We use New Relic on our web servers because it is extremely user friendly (well it is for someone of a technical nature compared to the other tools we have to work with). Being able to easily graph server resource usage to the n’th degree.
Which then further breaks this data down into the different processes that are using the resources, which websites hosted on the server are using the resources and also which user accounts are using the most resources and so on. Going beyond this, New Relic also allows us to monitor the up-time of our servers which is extremely useful for us to continually improve the performance of our servers over time;
As mentioned previously, a 100% up-time is almost impossible to achieve due to various reasons which we’ll cover in another blog post. As you can see in August and September, the server has been performing exceptionally well overall but has had a couple of blips which we’ve worked to improve performance following this. The important aspect here is that we are tracking this data which means that we are capable of acting on these insights we have to continually improve the service to our customers. We already use industry leading server technology which can always be improved further by actively monitoring performance and improving areas which need attention.
What is interesting with the New Relic data though is that the memory usage data isn’t quite as accurate as it seems on first glance which is due to the way Linux organises data at the operating system level to improve performance. By default, Linux see’s RAM as wasted space if it isn’t used so it looks to utilise the available RAM to speed up performance. This is great in theory, although can cause a few issues if not carefully managed. Accessing data from RAM is up to 1000 times faster than accessing the same data from a hard drive which is why RAM is such a powerful way to increase the performance of technologies and hence make your website load faster. It’s a shame that it’s so expensive to purchase in comparison. I guess we’ll just have to wait for the next wave of hardware innovations to break through this barrier. Specifically related to server management and New Relic, the underlying way Linux classifies available RAM compared to how New Relic reports on this data isn’t quite accurate which can be misleading.
For example, when analysing one of the blips we had recently, at either side of the troublesome time, server resources within New Relic were being reported at well below 30% usage for CPU and well below 40% usage for RAM;
Although the blip happened for a specific reason which we needed to get to the bottom of this so we could prevent this happening again. Thankfully we have multiple tools at our disposal which allowed us to fully investigate the issue and take the necessary steps.

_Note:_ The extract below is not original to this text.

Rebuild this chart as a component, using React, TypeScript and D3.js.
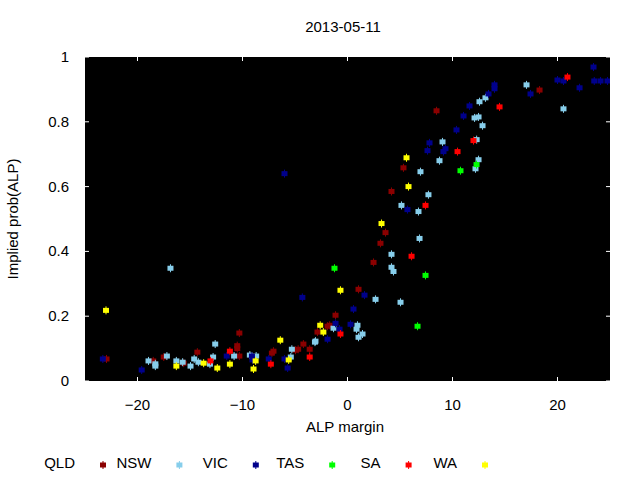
import React from "react";
import * as d3 from "d3";

type Pt = [number, number];

// 시리즈별 데이터 (ALP margin, implied prob)
const qld: Pt[] = [
  [-22.95, 0.068], [-18.5, 0.062], [-17.5, 0.074], [-15.6, 0.055], [-14.3, 0.089],
  [-10.3, 0.077], [-10.5, 0.109], [-10.5, 0.1], [-10.3, 0.148], [-7.2, 0.086],
  [-7.05, 0.092], [-4.95, 0.095], [-4.7, 0.098], [-4.2, 0.114], [-3.6, 0.098],
  [-2.86, 0.151], [-1.9, 0.169], [-1.7, 0.172], [-1.14, 0.203], [1.05, 0.283],
  [2.48, 0.366], [3.14, 0.425], [3.62, 0.458], [4.19, 0.585], [5.33, 0.658],
  [8.48, 0.834], [18.29, 0.898],
];
const nsw: Pt[] = [
  [-16.86, 0.348], [-18.95, 0.062], [-18.3, 0.053], [-18.3, 0.046], [-17.2, 0.077],
  [-16.3, 0.062], [-15.7, 0.058], [-14.95, 0.046], [-14.6, 0.068], [-14.2, 0.058],
  [-13.1, 0.052], [-12.8, 0.074], [-12.6, 0.114], [-10.8, 0.077], [-9.3, 0.08],
  [-8.7, 0.077], [-5.4, 0.074], [-5.3, 0.098], [-3.1, 0.12], [-3.05, 0.123],
  [-1.33, 0.163], [0.86, 0.16], [0.95, 0.172], [1.05, 0.135], [1.43, 0.145],
  [2.67, 0.252], [4.19, 0.391], [4.19, 0.351], [4.38, 0.338], [5.05, 0.243],
  [5.14, 0.542], [6.76, 0.523], [6.86, 0.44], [6.95, 0.646], [7.71, 0.575],
  [8.76, 0.68], [9.05, 0.738], [12.1, 0.812], [12.48, 0.815], [12.3, 0.745],
  [12.48, 0.683], [12.19, 0.655], [12.57, 0.862], [12.86, 0.788], [13.14, 0.874],
  [17.05, 0.914], [20.57, 0.84],
];
const vic: Pt[] = [
  [-23.3, 0.068], [-19.6, 0.034], [-11.5, 0.077], [-9.1, 0.077], [-9.05, 0.065],
  [-7.5, 0.068], [-6.0, 0.068], [-5.7, 0.04], [-6.0, 0.64], [-4.3, 0.258],
  [-1.9, 0.129], [-1.14, 0.178], [-0.76, 0.16], [0.29, 0.175], [0.57, 0.222],
  [1.62, 0.265], [5.71, 0.529], [7.62, 0.711], [7.81, 0.735], [9.14, 0.708],
  [9.33, 0.717], [10.38, 0.775], [11.05, 0.818], [11.62, 0.849], [13.43, 0.886],
  [14.0, 0.914], [14.0, 0.902], [17.43, 0.886], [20.0, 0.929], [20.57, 0.926],
  [22.1, 0.905], [23.43, 0.969], [23.5, 0.926], [24.1, 0.926], [24.76, 0.926],
];
const tas: Pt[] = [
  [-1.24, 0.348], [6.67, 0.169], [7.43, 0.326], [10.76, 0.649], [12.29, 0.668],
];
const sa: Pt[] = [
  [-13.05, 0.062], [-11.2, 0.092], [-7.3, 0.052], [-3.6, 0.074], [-0.67, 0.145],
  [6.1, 0.385], [7.43, 0.542], [10.48, 0.708], [12.0, 0.742], [14.48, 0.846],
  [20.95, 0.938],
];
const wa: Pt[] = [
  [-23.0, 0.218], [-16.3, 0.046], [-13.7, 0.055], [-12.4, 0.04], [-11.2, 0.052],
  [-8.75, 0.062], [-8.95, 0.037], [-6.4, 0.126], [-5.6, 0.065], [-2.6, 0.172],
  [-2.3, 0.151], [-0.67, 0.28], [3.24, 0.486], [5.62, 0.689], [5.81, 0.6],
];

const seriesNames = ["QLD", "NSW", "VIC", "TAS", "SA", "WA"];
const seriesData = [qld, nsw, vic, tas, sa, wa];
const seriesColors = ["#8b0000", "#87ceeb", "#00008b", "#00ff00", "#ff0000", "#ffff00"];

const xTicks = [-20, -10, 0, 10, 20];
const yTicks = [0, 0.2, 0.4, 0.6, 0.8, 1];

const W = 640;
const H = 480;
const plot = { left: 85, right: 610, top: 57, bottom: 381 };
const font = "'Liberation Sans', Arial, sans-serif";

function Marker({ x, y, color }: { x: number; y: number; color: string }) {
  return (
    <g>
      <line x1={x} x2={x} y1={y - 4} y2={y + 4} stroke={color} strokeWidth={1} />
      <rect x={x - 3} y={y - 2.5} width={6} height={5} fill={color} />
    </g>
  );
}

export default function App() {
  const x = d3.scaleLinear().domain([-25, 25]).range([plot.left, plot.right]);
  const y = d3.scaleLinear().domain([0, 1]).range([plot.bottom, plot.top]);
  const fmt = d3.format("");
  const tk = 4;

  return (
    <svg
      width={W}
      height={H}
      style={{ position: "absolute", left: 0, top: 0, background: "#fff" }}
      fontFamily={font}
    >
      <defs>
        <clipPath id="clip">
          <rect x={plot.left} y={plot.top} width={plot.right - plot.left} height={plot.bottom - plot.top} />
        </clipPath>
      </defs>
      <rect x={plot.left} y={plot.top} width={plot.right - plot.left} height={plot.bottom - plot.top} fill="#000" />

      {/* 눈금 */}
      {xTicks.map((t) => (
        <g key={"x" + t}>
          <line x1={x(t)} x2={x(t)} y1={plot.bottom} y2={plot.bottom - tk} stroke="#fff" />
          <line x1={x(t)} x2={x(t)} y1={plot.top} y2={plot.top + tk} stroke="#fff" />
          <text x={x(t)} y={plot.bottom + 29} textAnchor="middle" fontSize={15}>
            {fmt(t)}
          </text>
        </g>
      ))}
      {yTicks.map((t) => (
        <g key={"y" + t}>
          <line x1={plot.left} x2={plot.left + tk} y1={y(t)} y2={y(t)} stroke="#fff" />
          <line x1={plot.right} x2={plot.right - tk} y1={y(t)} y2={y(t)} stroke="#fff" />
          <text x={69} y={y(t) + 5} textAnchor="end" fontSize={15}>
            {fmt(t)}
          </text>
        </g>
      ))}

      {/* 점 */}
      <g clipPath="url(#clip)">
        {seriesData.map((pts, i) =>
          pts.map((p, j) => (
            <Marker key={i + "-" + j} x={x(p[0])} y={y(p[1])} color={seriesColors[i]} />
          ))
        )}
      </g>

      <text x={343} y={32} textAnchor="middle" fontSize={15}>
        2013-05-11
      </text>
      <text x={345} y={432} textAnchor="middle" fontSize={15}>
        ALP margin
      </text>
      <text transform={`translate(18, 219) rotate(-90)`} textAnchor="middle" fontSize={15}>
        Implied prob(ALP)
      </text>

      {/* 범례 */}
      {seriesNames.map((name, i) => {
        const right = 75 + i * 76.4;
        return (
          <g key={name}>
            <text x={right} y={468} textAnchor="end" fontSize={15}>
              {name}
            </text>
            <Marker x={right + 28} y={465} color={seriesColors[i]} />
          </g>
        );
      })}
    </svg>
  );
}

Using external tools is a great way of reporting on performance although they are external from the system and they may be reporting on data in a slightly different way. So we investigated this going back to the command line interface and logging into the server via SSH & PuTTY to query the server directly to get some more accurate information. What we found was rather interesting. When querying the server directly to see how much memory was being used this highlighted that the performance data within New Relic was actually quite a way off when it comes to its accuracy;
Here we see that there is only 300MB of RAM free out of 2GB opposed to the 60% free which equates to around 4x this figure at 1.2GB which is being reported in New Relic. Quite a difference here. The difference relates to the Buffer / Cache data which is being used by Linux to speed up the web server yet isn’t being taken into account by New Relic. While this is a nice setup to have, this does have its own performance issues when spikes occur which can lead to problems as outlined earlier.
Doing a one-off report for server resource usage via the command line is nice, but it is only a snapshot so doesn’t report on the true performance of the server over time. Thankfully we use another web server monitoring tool called Munin which essentially does a similar thing and much more then graphs all of this data over time.

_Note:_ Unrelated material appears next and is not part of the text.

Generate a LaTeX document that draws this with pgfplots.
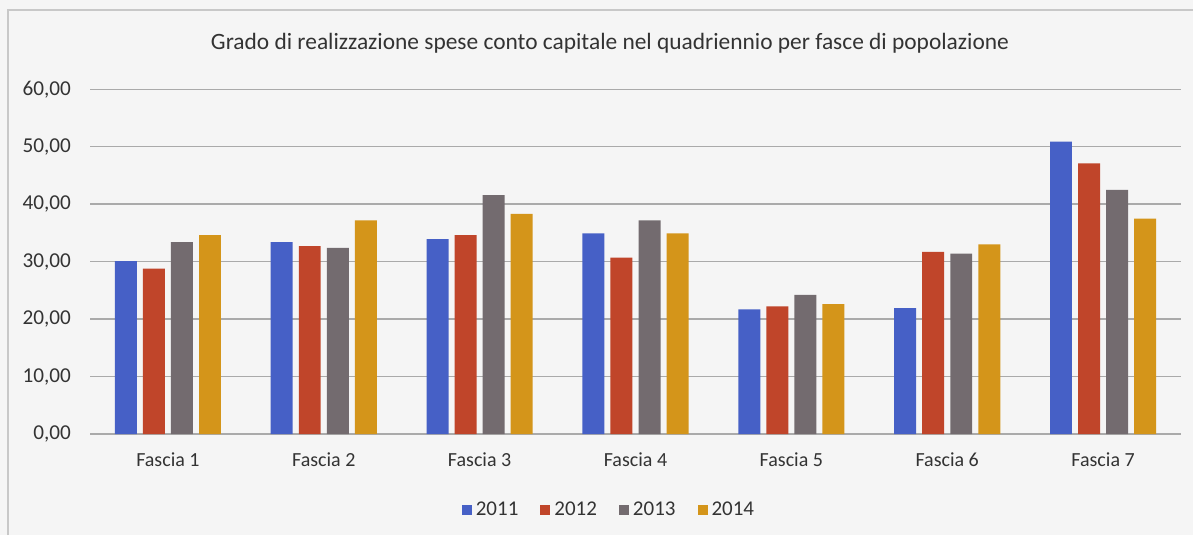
\documentclass[border=0pt]{standalone}
\usepackage{fontspec}
\setmainfont{Carlito}
\usepackage{pgfplots}
\pgfplotsset{compat=1.18}
\definecolor{c11}{HTML}{4660C6}
\definecolor{c12}{HTML}{C0452A}
\definecolor{c13}{HTML}{736B6F}
\definecolor{c14}{HTML}{D4951A}
\definecolor{bgc}{HTML}{F5F5F5}
\definecolor{framec}{HTML}{C8C8C8}
\definecolor{gridc}{HTML}{AAAAAA}
\definecolor{txtc}{HTML}{333333}
\begin{document}
\begin{tikzpicture}[x=0.5pt,y=0.5pt]
\fill[bgc] (0,0) rectangle (1193,535);
\useasboundingbox (0,0) rectangle (1193,535);
\draw[framec, line width=1pt] (8,0) -- (8,525) -- (1193,525);
\node[font=\fontsize{11.7}{13}\selectfont, text=txtc] at (610,492) {Grado di realizzazione spese conto capitale nel quadriennio per fasce di popolazione};
\begin{axis}[
  at={(45pt,50.5pt)}, anchor=south west,
  scale only axis, width=545.5pt, height=172.35pt,
  xmin=-0.5, xmax=6.5, ymin=0, ymax=60,
  ybar, bar width=0.141,
  xtick={0,1,2,3,4,5,6},
  xticklabels={Fascia 1,Fascia 2,Fascia 3,Fascia 4,Fascia 5,Fascia 6,Fascia 7},
  ytick={0,10,20,30,40,50,60},
  /pgf/number format/assume math mode=true,
  yticklabel={\pgfmathprintnumber[fixed,fixed zerofill,precision=2,use comma]{\tick}},
  axis line style={draw=none},
  major tick length=0pt,
  ymajorgrids, grid style={gridc, line width=0.7pt},
  tick label style={font=\fontsize{10}{12}\selectfont, text=txtc},
  yticklabel style={font=\fontsize{10.6}{12}\selectfont, xshift=-6pt},
  xticklabel style={yshift=-6pt},
  legend columns=4,
  legend style={draw=none, fill=none, at={(0.4766,-0.2205)}, anchor=center,
    font=\fontsize{10.5}{12}\selectfont, text=txtc,
    /tikz/every even column/.style={column sep=9pt}},
  legend image code/.code={\fill[#1] (0pt,-2.5pt) rectangle (5pt,2.5pt);},
]
\addplot[fill=c11, draw=none, bar shift=-0.27] coordinates {(0,30.1) (1,33.4) (2,33.9) (3,34.9) (4,21.7) (5,21.9) (6,50.9)};
\addplot[fill=c12, draw=none, bar shift=-0.09] coordinates {(0,28.8) (1,32.7) (2,34.6) (3,30.7) (4,22.2) (5,31.7) (6,47.1)};
\addplot[fill=c13, draw=none, bar shift=0.09] coordinates {(0,33.4) (1,32.4) (2,41.6) (3,37.2) (4,24.2) (5,31.4) (6,42.5)};
\addplot[fill=c14, draw=none, bar shift=0.27] coordinates {(0,34.6) (1,37.2) (2,38.3) (3,34.9) (4,22.6) (5,33.0) (6,37.5)};
\legend{2011,2012,2013,2014}
\end{axis}
\end{tikzpicture}
\end{document}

Here is where the open source technology Munin comes in. Good old open source projects providing more insight than enterprise level software yet again. This is not a dig at New Relic as this software is really good, more of another stripe on the open source community for being so awesome.
Munin is designed to report on how your web server is performing in a similar (but not as pretty) way as New Relic. When looking at the same data within Munin as what we were looking at within New Relic the data was clear to identify what caused the issue;
Ok, clear to me… What the above graph is showing can be summarised as;
- Red: This is the memory swap data which is outlined in more detail below. Importantly, this memory swap data is also highlighted on the New Relic graphs.
- Yellow: This is the available RAM
- Purple: This is the cached data sitting within the RAM. From New Relic’s point, this is available RAM, although from a physical hardware point, if we want to access this space we first have to clean something out, retrieve the data from the hard drive then add the data back in to RAM which consumes a large amount of processing power on the CPU
- Green: This is the memory taken from the applications in use on the web server
Note on the Red data in the graph above, the Memory Swap. What is actually happening here is that Linux is deciding what files to move in and out of memory based on what it thinks are the most important files. This work takes up valuable resources which is why the CPU levels and the Disk I/O levels on the New Relic graphs above spike right when this hits its peak. This is essentially the web server scrambling to optimise the performance at the detriment of its overall health. It’s the same as when you push yourself physically too much and then become ill from the process and need a rest. It’s the web server doing the same thing. When you start to see an increase or a significant amount of memory swap data within your New Relic graphs, I’d recommend checking to see what is really happening at the server level as this essentially highlights that your web server needs a bit more RAM or that you need to optimise the way Linux utilises the memory;
What all of this highlighted is that we needed to notch up the RAM on this server a bit. The aim was to increase the available RAM to allow for a greater amount of unused RAM meaning that the CPU nor the hard drive wouldn’t have to work as hard to access the information needed. As you can see, when we increased the RAM around 3pm in the above graph, the memory usage percentage went down within New Relic. As we know though, the New Relic data isn’t 100% accurate, so looking at the Munin data this highlights how we are now in a situation with this web server which means that the resource intensive memory swapping (the red bit on the graph) is minimal, there is more available RAM (yellow) and Linux has decided it wants to increase the cache so the websites load even faster than before;
Likewise when looking at the memory usage via SSH;
This again echoes the Munin data. The above data is in kBs, showing around 1.3GB of free RAM opposed to 300MB previously.
What is extremely simple to achieve on your personal computer is a little more challenging to setup, implement and report on for your web server. Web server management is an extremely specialised field which is why we only use the best technology with a dedicated team of server engineers behind the scenes to ensure that we are continually improving the performance of our web servers. All of this is to work towards the constant goal of 100% up-time for your business websites.
Not all web hosting is the same and not all web hosting companies work in the same way. Speaking for ourselves, we take web hosting seriously. A web server is not just a computer that sits in the corner somewhere which hosts your website. A web server is the cornerstone of your digital storefront which is why we invest heavily by utilising leading technologies allowing us to continually improve our services for all our web hosting customers.
As a take away from this post. If you’re a non-technical person looking for web hosting, you can guarantee that we’re ‘on it’ when it comes to hosting. If you’re a technical person reading this, then the top tip is to use multiple web server resource monitoring packages to provide a full insight into performance as some tools aren’t as accurate as they may seem on first glance.